Ask the vendor for the **PCIe block diagram** and map it to your configuration. Baseline checks: - which slots actually run at x16 and which share lanes (x8/x8, etc.); - what is connected directly to the CPU and what goes through the chipset; - are there enough lanes simultaneously for GPUs, NVMe and the network card; - is bifurcation supported and how to enable it.
When does the CPU become a bottleneck in a GPU server?
CPU matters when there is heavy data preparation: tokenization, decoding, unpacking, augmentations, encryption, ETL. Signs you're CPU-bound: - GPU utilization is low or spiky though training should be stable; - CPU cores sit near 100% during runs; - DataLoader/ETL is slower than the model compute; - upgrading the GPU yields little speedup.
How do I estimate RAM so the system doesn't go into swap?
Plan for memory peaks, not just averages. A practical formula: - measure peak RAM usage during a pilot and multiply by **1.5–2**; - add headroom for file cache and buffers (especially with heavy dataset reads); - account for parallelism (more data loader workers need more RAM). If RAM runs out and the system swaps — latency and run times increase dramatically.
What is NUMA and why does it affect AI performance?
Even with enough total RAM, performance can suffer due to placement. Practice: - ensure the process feeding the GPU runs on the same socket/node as its devices where possible; - check GPU-to-CPU/NUMA bindings; - plan task placement and CPU affinity if using many GPUs on a dual-socket platform.

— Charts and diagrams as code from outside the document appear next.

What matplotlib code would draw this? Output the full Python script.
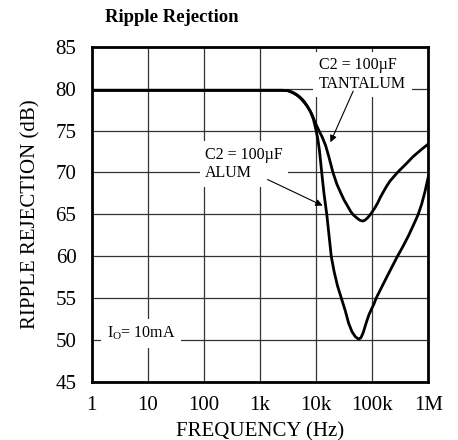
import matplotlib
matplotlib.use("Agg")
import matplotlib.pyplot as plt

plt.rcParams['font.family'] = ['Liberation Serif', 'DejaVu Serif']
plt.rcParams['mathtext.fontset'] = 'custom'
plt.rcParams['mathtext.rm'] = 'Liberation Serif'

# Data: log10(frequency / Hz) and ripple rejection in dB
alum_log_f = [0.0, 1.0, 2.0, 3.0, 3.4, 3.5, 3.55, 3.6, 3.65, 3.7, 3.75, 3.8, 3.85, 3.9,
              3.95, 4.0, 4.03, 4.06, 4.1, 4.14, 4.19, 4.23, 4.27, 4.32, 4.38, 4.45,
              4.52, 4.58, 4.64, 4.7, 4.76, 4.8, 4.84, 4.89, 4.94, 4.98, 5.03, 5.07,
              5.16, 5.25, 5.35, 5.45, 5.55, 5.65, 5.74, 5.82, 5.88, 5.94, 6.0]
alum_db = [79.8, 79.8, 79.8, 79.8, 79.8, 79.75, 79.65, 79.5, 79.3, 79.05, 78.75, 78.35,
           77.85, 77.25, 76.4, 75.0, 74.0, 72.6, 70.0, 67.5, 65.0, 62.5, 60.0, 58.2,
           56.5, 55.0, 53.5, 52.0, 51.0, 50.4, 50.1, 50.3, 50.9, 52.0, 53.0, 53.6,
           54.3, 55.0, 56.2, 57.4, 58.7, 60.0, 61.2, 62.5, 63.8, 65.0, 66.2, 67.7, 69.5]

tant_log_f = [0.0, 1.0, 2.0, 3.0, 3.4, 3.5, 3.55, 3.6, 3.65, 3.7, 3.75, 3.8, 3.85, 3.9,
              3.94, 3.98, 4.05, 4.11, 4.17, 4.23, 4.3, 4.37, 4.45, 4.5, 4.56, 4.62,
              4.67, 4.72, 4.78, 4.83, 4.87, 4.92, 4.98, 5.05, 5.1, 5.15, 5.2, 5.26,
              5.32, 5.45, 5.6, 5.73, 5.87, 6.0]
tant_db = [79.8, 79.8, 79.8, 79.8, 79.8, 79.75, 79.6, 79.45, 79.25, 79.0, 78.65, 78.25,
           77.8, 77.25, 76.7, 76.0, 75.0, 74.2, 73.2, 71.8, 70.0, 68.6, 67.4, 66.7,
           66.0, 65.3, 64.9, 64.6, 64.3, 64.2, 64.3, 64.6, 65.1, 65.8, 66.4, 67.1,
           67.7, 68.4, 69.0, 70.0, 71.0, 71.9, 72.7, 73.4]

x_ticks = [1, 10, 100, 1000, 10000, 100000, 1000000]
x_tick_labels = ['1', '10', '100', '1k', '10k', '100k', '1M']
y_ticks = [45, 50, 55, 60, 65, 70, 75, 80, 85]

alum_freq = [10 ** v for v in alum_log_f]
tant_freq = [10 ** v for v in tant_log_f]

fig = plt.figure(figsize=(4.58, 4.4), dpi=100)
ax = fig.add_axes([0.2002, 0.1318, 0.735, 0.762])

ax.set_xscale('log')
ax.set_xlim(1, 1e6)
ax.set_ylim(45, 85)
ax.set_xticks(x_ticks)
ax.set_xticklabels(x_tick_labels)
ax.set_yticks(y_ticks)
ax.minorticks_off()
ax.tick_params(axis='both', length=0, labelsize=15)
ax.tick_params(axis='y', pad=11)
ax.tick_params(axis='x', pad=10)
ax.grid(True, color='#333333', lw=0.9, zorder=0.5)
ax.set_axisbelow(True)
for s in ax.spines.values():
    s.set_linewidth(2.0)
    s.set_zorder(5)

ax.plot(alum_freq, alum_db, color='black', lw=2.0, zorder=3, solid_joinstyle='round')
ax.plot(tant_freq, tant_db, color='black', lw=2.0, zorder=3, solid_joinstyle='round')

box = dict(facecolor='white', edgecolor='none', pad=4)

ax.text(11200, 81.7, 'C2 = 100µF\nTANTALUM', fontsize=11.5, ha='left', va='center',
        bbox=box, zorder=2.5)
ax.annotate('', xy=(10 ** 4.235, 73.3), xytext=(10 ** 4.68, 80.0),
            arrowprops=dict(arrowstyle='-|>', color='black', lw=0.8, mutation_scale=10),
            zorder=4)

ax.text(105, 71.0, 'C2 = 100µF\nALUM', fontsize=11.5, ha='left', va='center',
        bbox=box, zorder=2.5)
ax.annotate('', xy=(10 ** 4.16, 65.9), xytext=(10 ** 3.09, 69.3),
            arrowprops=dict(arrowstyle='-|>', color='black', lw=0.8, mutation_scale=10),
            zorder=4)

ax.text(1.87, 50.8, r'$\mathregular{I_O}$= 10mA', fontsize=11.5, ha='left', va='center',
        bbox=box, zorder=2.5)

ax.set_xlabel('FREQUENCY (Hz)', fontsize=15, labelpad=5)
ax.set_ylabel('RIPPLE REJECTION (dB)', fontsize=15, labelpad=11)

fig.text(105 / 458, 1 - 18 / 440, 'Ripple Rejection', fontweight='bold', fontsize=13.5,
         ha='left', va='center')

fig.savefig('out.png', dpi=100)
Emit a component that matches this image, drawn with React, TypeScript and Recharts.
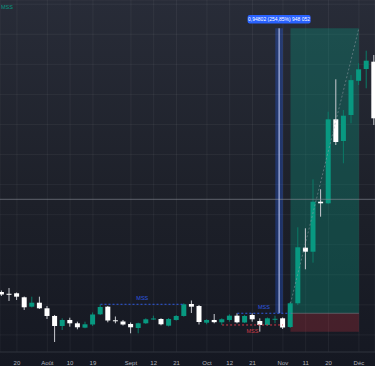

Should I use local NVMe or network storage for my data?
A hybrid approach often works best. Typical options: - **local NVMe** — maximum speed for 1–2 GPUs and hot datasets; - **network storage** — convenient for shared datasets, access control and backups; - **compromise** — sources on network, NVMe cache on the server for active samples and temp files. For many small files, pay attention not only to MB/s but to IOPS and latency.
What power and cooling checks are mandatory before buying?
AI loads have short power spikes and long high-heat periods. Check before purchase: - power headroom including GPU/CPU peaks and fans; - PSU redundancy scheme (e.g., N+1) if downtime is costly; - enough connectors/rails for chosen GPUs; - whether cooling can maintain stable frequencies in your rack and with your intake temperature. If GPUs throttle or the server reboots under load — the accelerators won't help.